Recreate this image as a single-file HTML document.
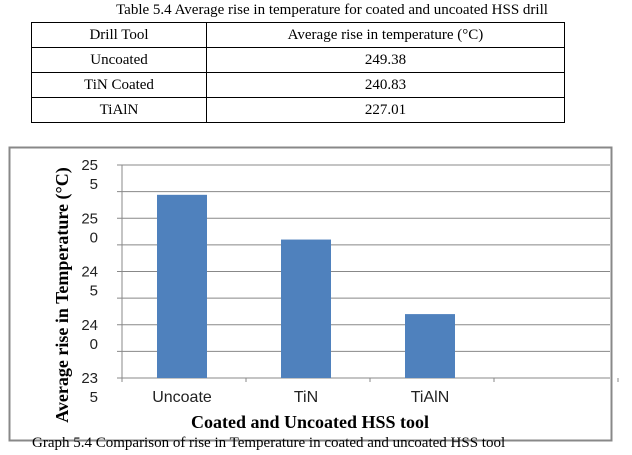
<!DOCTYPE html>
<html><head><meta charset="utf-8"><style>
body{margin:0;width:632px;height:455px;background:#fff;overflow:hidden;position:relative;font-family:"Liberation Serif",serif}
.t{position:absolute;white-space:nowrap}
table{position:absolute;left:31px;top:22px;width:534px;border-collapse:collapse;font-size:15px}
td{border:1px solid #000;text-align:center;height:24px;padding:0}
</style></head><body>
<div class="t" style="left:0;width:664px;text-align:center;top:2px;font-size:15px">Table 5.4 Average rise in temperature for coated and uncoated HSS drill</div>
<table>
<tr><td style="width:174px">Drill Tool</td><td>Average rise in temperature (°C)</td></tr>
<tr><td>Uncoated</td><td>249.38</td></tr>
<tr><td>TiN Coated</td><td>240.83</td></tr>
<tr><td>TiAlN</td><td>227.01</td></tr>
</table>
<svg width="632" height="455" style="position:absolute;left:0;top:0">
<rect x="9.5" y="147.5" width="602" height="293" fill="none" stroke="#888" stroke-width="2"/>
<g id="g"></g>
<text x="310" y="428" text-anchor="middle" font-family="Liberation Serif" font-weight="bold" font-size="18">Coated and Uncoated HSS tool</text>
<text transform="translate(68,295) rotate(-90)" text-anchor="middle" font-family="Liberation Serif" font-weight="bold" font-size="18">Average rise in Temperature (°C)</text>
</svg>
<div class="t" style="left:32px;top:435px;font-size:15px">Graph 5.4 Comparison of rise in Temperature in coated and uncoated HSS tool</div>
<script>
const categories=["Uncoate","TiN","TiAlN",""];
const values=[252.2,248.0,241.0,null];
const tickValues=[235,237.5,240,242.5,245,247.5,250,252.5,255];
const tickLabels=["23\n5","","24\n0","","24\n5","","25\n0","","25\n5"];
const NS="http://www.w3.org/2000/svg",g=document.getElementById('g');
const x0=122,cw=124,yMin=235,yMax=255,yTop=165,yBot=378;
const y=v=>yBot-(v-yMin)/(yMax-yMin)*(yBot-yTop);
function mk(t,a){const e=document.createElementNS(NS,t);for(const k in a)e.setAttribute(k,a[k]);g.appendChild(e);return e;}
tickValues.forEach((v,i)=>{
 const l=mk('line',{x1:x0-5,x2:610,y1:y(v),y2:y(v),stroke:'#888','stroke-width':1});
 
 
 if(tickLabels[i]){const p=tickLabels[i].split("\n");
  p.forEach((s,j)=>{const t=mk('text',{x:98,y:y(v)+5+j*19,'text-anchor':'end','font-family':'Liberation Sans','font-size':15,fill:'#222'});
  t.textContent=s;
  
  });}
});
const ax=mk('line',{x1:x0,x2:x0,y1:yTop,y2:yBot+4,stroke:'#888'});


categories.forEach((c,i)=>{
 const tk=mk('line',{x1:x0+(i+1)*cw,x2:x0+(i+1)*cw,y1:yBot,y2:yBot+4,stroke:'#888'});
 
 
 if(values[i]!=null){
  const r=mk('rect',{x:x0+i*cw+35,width:50,y:y(values[i]),height:yBot-y(values[i]),fill:'#4f81bd'});
  
  }
 if(c){const t=mk('text',{x:x0+i*cw+60,y:402,'text-anchor':'middle','font-family':'Liberation Sans','font-size':16,fill:'#222'});
  t.textContent=c;
  
  }
});
</script>
</body></html>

○ ○ ○ ○

* _WHAT TO DO_
Copy each line exactly, and leave the pictures out of your copy.

* _SOLUTION_
Recreate this image as a single-file HTML document.
<!DOCTYPE html>
<html><head><meta charset="utf-8"><style>
body{margin:0;width:632px;height:455px;background:#fff;overflow:hidden;position:relative;font-family:"Liberation Serif",serif}
.t{position:absolute;white-space:nowrap}
table{position:absolute;left:31px;top:22px;width:534px;border-collapse:collapse;font-size:15px}
td{border:1px solid #000;text-align:center;height:24px;padding:0}
</style></head><body>
<div class="t" style="left:0;width:664px;text-align:center;top:2px;font-size:15px">Table 5.4 Average rise in temperature for coated and uncoated HSS drill</div>
<table>
<tr><td style="width:174px">Drill Tool</td><td>Average rise in temperature (°C)</td></tr>
<tr><td>Uncoated</td><td>249.38</td></tr>
<tr><td>TiN Coated</td><td>240.83</td></tr>
<tr><td>TiAlN</td><td>227.01</td></tr>
</table>
<svg width="632" height="455" style="position:absolute;left:0;top:0">
<rect x="9.5" y="147.5" width="602" height="293" fill="none" stroke="#888" stroke-width="2"/>
<g id="g"></g>
<text x="310" y="428" text-anchor="middle" font-family="Liberation Serif" font-weight="bold" font-size="18">Coated and Uncoated HSS tool</text>
<text transform="translate(68,295) rotate(-90)" text-anchor="middle" font-family="Liberation Serif" font-weight="bold" font-size="18">Average rise in Temperature (°C)</text>
</svg>
<div class="t" style="left:32px;top:435px;font-size:15px">Graph 5.4 Comparison of rise in Temperature in coated and uncoated HSS tool</div>
<script>
const categories=["Uncoate","TiN","TiAlN",""];
const values=[252.2,248.0,241.0,null];
const tickValues=[235,237.5,240,242.5,245,247.5,250,252.5,255];
const tickLabels=["23\n5","","24\n0","","24\n5","","25\n0","","25\n5"];
const NS="http://www.w3.org/2000/svg",g=document.getElementById('g');
const x0=122,cw=124,yMin=235,yMax=255,yTop=165,yBot=378;
const y=v=>yBot-(v-yMin)/(yMax-yMin)*(yBot-yTop);
function mk(t,a){const e=document.createElementNS(NS,t);for(const k in a)e.setAttribute(k,a[k]);g.appendChild(e);return e;}
tickValues.forEach((v,i)=>{
 const l=mk('line',{x1:x0-5,x2:610,y1:y(v),y2:y(v),stroke:'#888','stroke-width':1});
 
 
 if(tickLabels[i]){const p=tickLabels[i].split("\n");
  p.forEach((s,j)=>{const t=mk('text',{x:98,y:y(v)+5+j*19,'text-anchor':'end','font-family':'Liberation Sans','font-size':15,fill:'#222'});
  t.textContent=s;
  
  });}
});
const ax=mk('line',{x1:x0,x2:x0,y1:yTop,y2:yBot+4,stroke:'#888'});


categories.forEach((c,i)=>{
 const tk=mk('line',{x1:x0+(i+1)*cw,x2:x0+(i+1)*cw,y1:yBot,y2:yBot+4,stroke:'#888'});
 
 
 if(values[i]!=null){
  const r=mk('rect',{x:x0+i*cw+35,width:50,y:y(values[i]),height:yBot-y(values[i]),fill:'#4f81bd'});
  
  }
 if(c){const t=mk('text',{x:x0+i*cw+60,y:402,'text-anchor':'middle','font-family':'Liberation Sans','font-size':16,fill:'#222'});
  t.textContent=c;
  
  }
});
</script>
</body></html>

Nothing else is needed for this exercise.